Here the three most important tips we’ve learned along the way while building our API infrastructure based on Puppeteer to speed up the execution of Chromium browser using Puppeteer library.
Use Local Cache
Browser Single Launch
Inject HTML
Let Chromium to reusing the already downloaded files of previous sessions by setting the --user-data-dir
argument when launcing the browser. This way images and fonts will be served much quicker:
'--user-data-dir=./tmpusr'
Of course, this tip works well as much as you reuse same resources across instance calls. If your use-case is about fetching always different websites, this helps very little.
Reuse the same Browser instance instead of lauching it for every session.

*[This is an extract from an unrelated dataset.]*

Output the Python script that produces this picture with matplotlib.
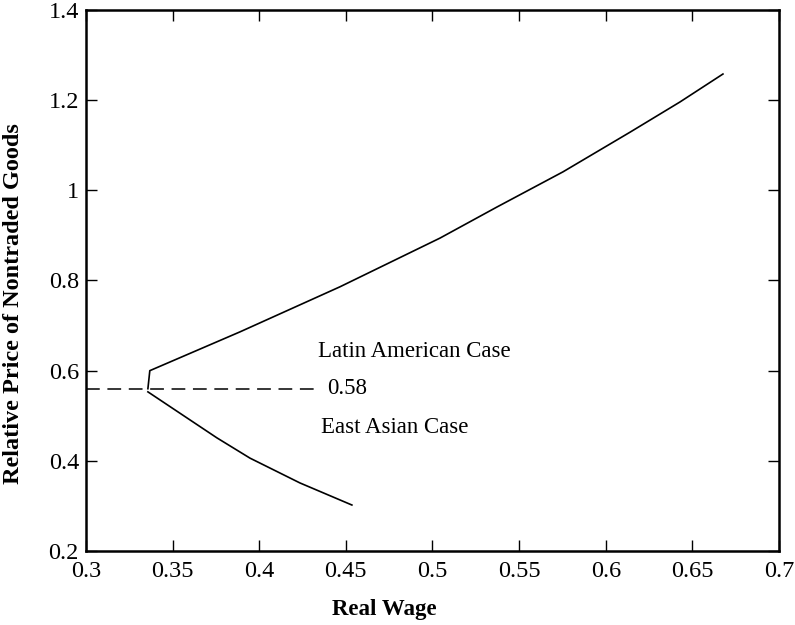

Launch it on every request is significantly slow:
// keep this reference for next requests
browser = await puppeteer.launch({...})
// so, don't close it with browser.close()
Reusing the same browser instance is a smart tip, be aware that you have to close it and reopen a fresh browser after a while since it tends to memory leak after a number of uses (depending of your machine, this number can be 20-50 sessions).
Instead of loading from remote the page you want to process, inject it with page.setContent
because it’s faster:
await page.setContent(html)
This is trivial, fetching remote content is significantly slower than using local stuff. Of course, this can be exploited only if your use-case allows to use in-memory pre-loaded assets of assets on local disk.